Die ersten Pächter der 2012 eröffneten Waldrast hatten nach fünf Jahren gewechselt, die zweiten nach zwei Jahren das Handtuch geworfen. Danach stand der 1,3 Millionen Euro teure Neubau oberhalb der Wallfahrtskirche Mariabuchen für ein Jahr leer. Jetzt, mitten in der Corona-Krise, wagen drei Frauen einen Neuanfang: die beiden Schwestern Sandra und Anna Jodlowski sowie ihre Mutter Maria de Fatima Fresco. Sie geben dem Pilgerlokal eine portugiesische Note.
Auf die Waldrast stießen die drei per Zufall: Bei einem Spaziergang Ende 2019 wurden sie darauf aufmerksam, dass die Gaststätte leer steht – und begeisterten sich für das Objekt. Der Antrieb, dass sie spontan begannen, Pläne zu schmieden, resultiert aus einer bemerkenswerten Vorgeschichte.
Töchter führen das Unternehmen
Pächterin der Gaststätte mit ihren – im Normalbetrieb – 100 Sitzplätzen (und 80 weiteren im Biergarten) ist nicht etwa die Mutter. Die Geschäfte führen vielmehr die 25-jährige Sandra Jodlowski und ihre zwei Jahre jüngere Schwester Anna. Dabei stecken die beiden noch tief im Examensstress: Beide wollen im kommenden Jahr ihre Studiengänge in Würzburg abschließen. Anna studiert Wirtschaftswissenschaften und Jura, Sandra will nächstes Jahr ihren Bachelor in Musikwissenschaft machen.
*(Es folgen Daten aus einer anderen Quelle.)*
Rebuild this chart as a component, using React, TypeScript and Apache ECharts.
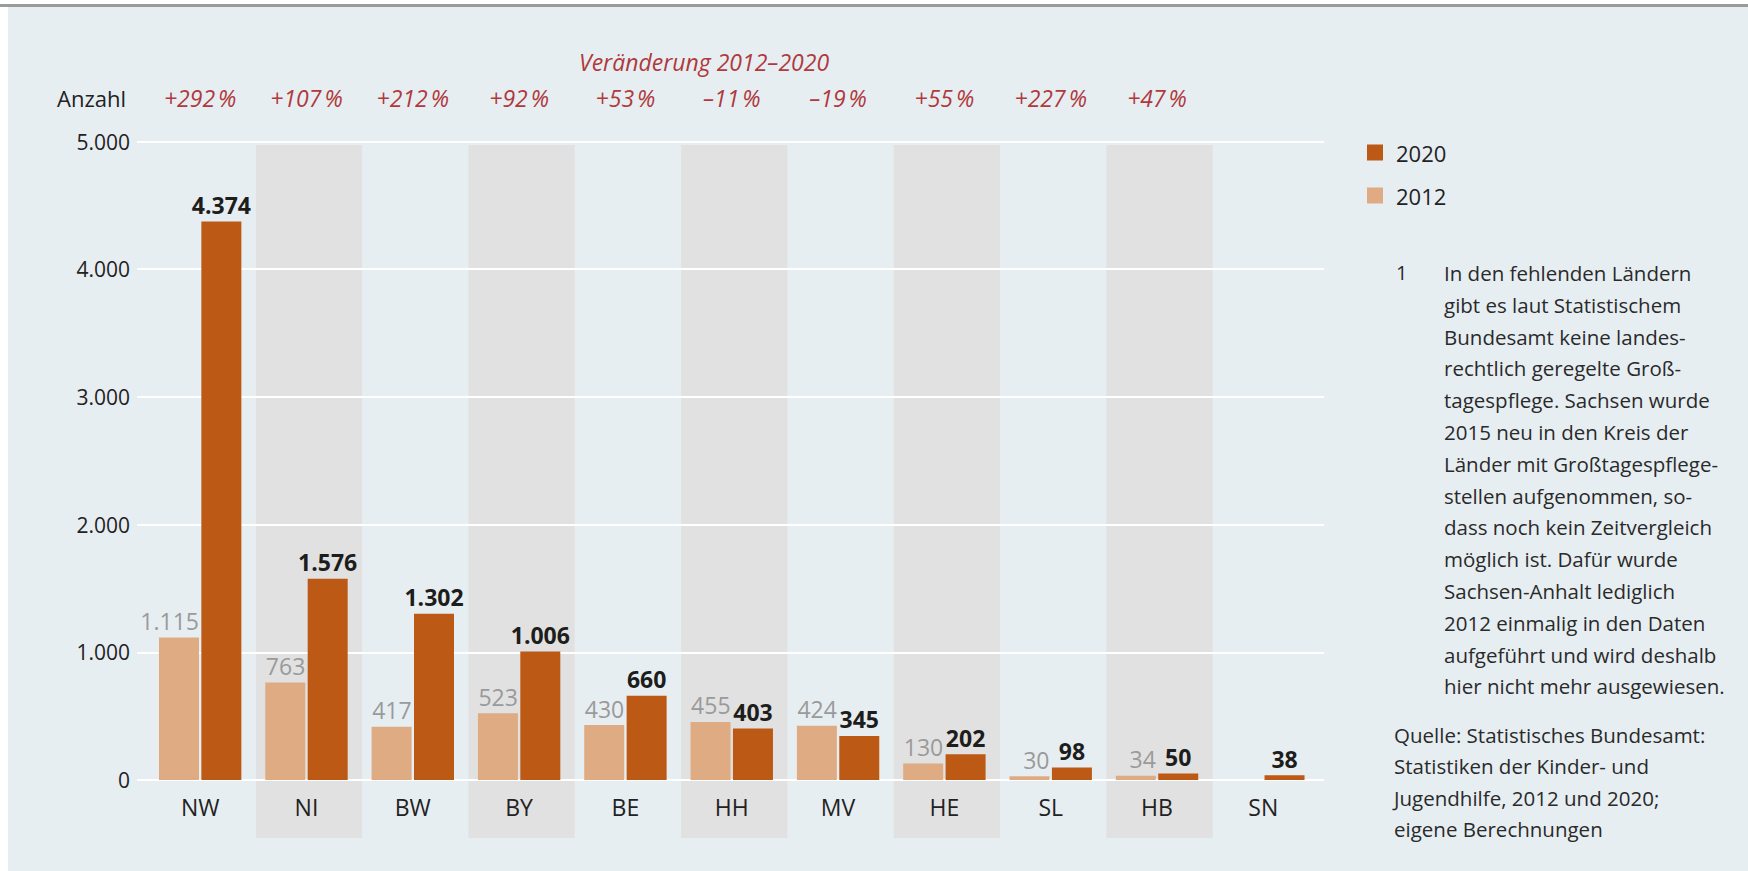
import React, { useEffect, useRef } from "react";
import * as echarts from "echarts";

const categories = ["NW", "NI", "BW", "BY", "BE", "HH", "MV", "HE", "SL", "HB", "SN"];
const values2012 = [1115, 763, 417, 523, 430, 455, 424, 130, 30, 34, null];
const values2020 = [4374, 1576, 1302, 1006, 660, 403, 345, 202, 98, 50, 38];
const changeLabels = [
  "+292\u202F%", "+107\u202F%", "+212\u202F%", "+92\u202F%", "+53\u202F%", "\u201311\u202F%",
  "\u201319\u202F%", "+55\u202F%", "+227\u202F%", "+47\u202F%", "",
];
const yMin = 0;
const yMax = 5000;
const yInterval = 1000;
const titleText = "Veränderung 2012–2020";
const yAxisName = "Anzahl";
const legendNames = ["2020", "2012"];
const footnoteNumber = "1";
const footnoteLines = [
  "In den fehlenden Ländern",
  "gibt es laut Statistischem",
  "Bundesamt keine landes-",
  "rechtlich geregelte Groß-",
  "tagespflege. Sachsen wurde",
  "2015 neu in den Kreis der",
  "Länder mit Großtagespflege-",
  "stellen aufgenommen, so-",
  "dass noch kein Zeitvergleich",
  "möglich ist. Dafür wurde",
  "Sachsen-Anhalt lediglich",
  "2012 einmalig in den Daten",
  "aufgeführt und wird deshalb",
  "hier nicht mehr ausgewiesen.",
];
const sourceLines = [
  "Quelle: Statistisches Bundesamt:",
  "Statistiken der Kinder- und",
  "Jugendhilfe, 2012 und 2020;",
  "eigene Berechnungen",
];

const FONT = '"Open Sans", "Noto Sans", sans-serif';
const C2020 = "#bb5915";
const C2012 = "#dfab83";
const RED = "#b0393c";
const PANEL = "#e7eef2";
const BAND = "#e1e1e1";

const fmt = (v: number) => String(v).replace(/\B(?=(\d{3})+(?!\d))/g, ".");

export default function App() {
  const ref = useRef<HTMLDivElement>(null);
  useEffect(() => {
    if (!ref.current) return;
    const chart = echarts.init(ref.current, null, { renderer: "svg" });
    const W = 1748;
    const option: any = {
      animation: false,
      backgroundColor: PANEL,
      textStyle: { fontFamily: FONT },
      title: {
        text: titleText,
        left: 579,
        top: 50,
        padding: 0,
        textStyle: { color: RED, fontStyle: "italic", fontWeight: "normal", fontSize: 23, fontFamily: FONT },
      },
      legend: {
        data: legendNames,
        orient: "vertical",
        left: 1362,
        top: 136,
        itemWidth: 16,
        itemHeight: 16,
        itemGap: 20,
        icon: "rect",
        textStyle: { fontSize: 22, lineHeight: 23, color: "#222", fontFamily: FONT, padding: [0, 0, 0, 8] },
      },
      grid: [
        { left: 137, right: W - 1324, top: 141.5, bottom: 91 },
        { left: 147, right: W - 1316.5, top: 141.5, bottom: 91 },
        { left: 149.5, right: W - 1319, top: 145, bottom: 33 },
      ],
      xAxis: [
        { gridIndex: 0, type: "value", show: false, min: 0, max: 1 },
        {
          gridIndex: 1,
          type: "category",
          data: categories,
          axisLine: { show: false },
          axisTick: { show: false },
          axisLabel: { margin: 15, fontSize: 23, color: "#222", fontFamily: FONT, interval: 0 },
        },
        {
          gridIndex: 1,
          type: "category",
          position: "top",
          data: changeLabels,
          axisLine: { show: false },
          axisTick: { show: false },
          axisLabel: { margin: 32, fontSize: 23, color: RED, fontStyle: "italic", fontFamily: FONT, interval: 0 },
        },
        {
          gridIndex: 2,
          type: "category",
          data: categories,
          z: 0,
          axisLine: { show: false },
          axisTick: { show: false },
          axisLabel: { show: false },
          splitArea: { show: true, interval: 0, areaStyle: { color: ["rgba(0,0,0,0)", BAND] } },
        },
      ],
      yAxis: [
        {
          gridIndex: 0,
          type: "value",
          min: yMin,
          max: yMax,
          interval: yInterval,
          z: 1,
          name: yAxisName,
          nameLocation: "end",
          nameGap: 43.5,
          nameTextStyle: {
            align: "right",
            verticalAlign: "middle",
            padding: [0, 11, 0, 0],
            fontSize: 22,
            color: "#222",
            fontFamily: FONT,
          },
          axisLine: { show: false },
          axisTick: { show: false },
          axisLabel: { margin: 7, fontSize: 21, color: "#222", fontFamily: FONT, formatter: (v: number) => fmt(v) },
          splitLine: { show: true, lineStyle: { color: "#ffffff", width: 2 } },
        },
        { gridIndex: 1, type: "value", min: yMin, max: yMax, interval: yInterval, show: false },
        { gridIndex: 2, type: "value", min: 0, max: 1, show: false },
      ],
      series: [
        {
          name: "2012",
          type: "bar",
          xAxisIndex: 1,
          yAxisIndex: 1,
          data: values2012,
          barWidth: 40,
          barGap: "6%",
          itemStyle: { color: C2012 },
          z: 3,
          label: {
            show: true,
            position: ["100%", -5],
            align: "right",
            verticalAlign: "bottom",
            fontSize: 23,
            color: "#9a9a9a",
            fontFamily: FONT,
            formatter: (p: any) => fmt(p.value),
          },
        },
        {
          name: "2020",
          type: "bar",
          xAxisIndex: 1,
          yAxisIndex: 1,
          data: values2020,
          barWidth: 40,
          barGap: "6%",
          itemStyle: { color: C2020 },
          z: 3,
          label: {
            show: true,
            position: "top",
            distance: 5,
            fontSize: 23,
            fontWeight: "bold",
            color: "#1d1d1b",
            fontFamily: FONT,
            formatter: (p: any) => fmt(p.value),
          },
        },
      ],
      graphic: [
        { type: "rect", z: 100, silent: true, shape: { x: 0, y: 0, width: W, height: 5 }, style: { fill: "#ffffff" } },
        { type: "rect", z: 100, silent: true, shape: { x: 0, y: 0, width: 8, height: 871 }, style: { fill: "#ffffff" } },
        { type: "rect", z: 101, silent: true, shape: { x: 0, y: 4, width: W, height: 3 }, style: { fill: "#9b9b9b" } },
        {
          type: "text",
          z: 100,
          x: 1396,
          y: 257,
          style: { text: footnoteNumber, fontSize: 20, fontFamily: FONT, fill: "#2a2a2a", lineHeight: 31.8, verticalAlign: "top" },
        },
        {
          type: "text",
          z: 100,
          x: 1444,
          y: 257,
          style: {
            text: footnoteLines.join("\n"),
            fontSize: 20.5,
            fontFamily: FONT,
            fill: "#2a2a2a",
            lineHeight: 31.8,
            verticalAlign: "top",
          },
        },
        {
          type: "text",
          z: 100,
          x: 1394,
          y: 719,
          style: {
            text: sourceLines.join("\n"),
            fontSize: 20.5,
            fontFamily: FONT,
            fill: "#2a2a2a",
            lineHeight: 31.5,
            verticalAlign: "top",
          },
        },
      ],
    };
    chart.setOption(option);
    return () => chart.dispose();
  }, []);
  return <div ref={ref} style={{ position: "fixed", left: 0, top: 0, width: 1748, height: 871 }} />;
}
Zudem ist Anna Jugendwartin im TV Zellingen, begleitet Sandra seit Mai jeden Sonntag die Andachten in Mariabuchen als Organistin.
Hier liegt die "Waldrast Lisboa"
Dass sie das Abenteuer Waldrast dennoch angepackt haben, ist einem schweren Unfall geschuldet. 2015 nämlich war Anna in Würzburg von einem Auto angefahren und schwer verletzt worden. Ein halbes Jahr hatte sie im Krankenhaus verbracht, erst wieder mühsam Gehen gelernt.
Für Maria de Fatima Fresco als alleinerziehende Mutter hatte es in dieser Situation nur eine Entscheidung gegeben: Um ihre Tochter bei der Genesung zu unterstützen, hatte sie ihre beiden Lokale in Aachen aufgegeben und war in die Nähe ihrer Töchter nach Erlabrunn im Landkreis Würzburg gezogen. "Mama hat alles aufgegeben für uns", verdeutlichen Anna und Sandra Jodlowski. Jetzt sei es an der Zeit, ihr mit der Waldrast etwas zurückzugeben.
Waldrast hat nun einen neuen Beinamen

Die beiden Studentinnen "mit Öcher (Aachener) und portugiesischem Blut in den Adern" wandten sich an den Eigentümer der Waldrast, die Pflegestiftung Mariabuchen, und wurden mit ihr handelseinig. Die Waldesruh trägt jetzt den Beinamen "Lisboa" (Lissabon) als Hinweis auf die portugiesische Küche, für die Fresco verantwortlich ist.
Den Namen hat sie mitgebracht aus Laudenbach, wo die 57-jährige Portugiesin aus der Küstenstadt Figueira da Foz (zwischen Porto und Lissabon) ab 2017 die Gaststätte des Vereinsrings Mehrzweckhalle Laudenbach als "Restaurante Lisboa" betrieb – bis das Frauentrio nun auf die Waldrast stieß.
Töchter müssen nun portugiesisch kochen lernen
Einfach so wollte die Mutter, die seit ihrem 21. Lebensjahr begeisterte Köchin ist, den Enthusiasmus ihre Töchter allerdings nicht teilen. "Wir mussten ihr ein Versprechen abgeben", gesteht Anna im Gespräch mit der Redaktion. "Wir müssen in zehn Jahren portugiesische Küche erlernen." Das war die Bedingung der Mutter, die mittlerweile recht zufrieden ist mit den Fortschritten ihrer Töchter. "Beim Backen muss ich nicht mehr nachschauen", sagt sie stolz. "Das beherrschen sie schon hundertprozentig."
Als nächstes stehen Fleisch- und Fischgerichte auf dem Stundenplan der beiden, wobei Olivenöl aus Portugal, frische Produkte aus der Region sowie Gewürze wie Oregano, Thymian, Rosmarin, Anis und Koriander wichtige Nebenrollen spielen.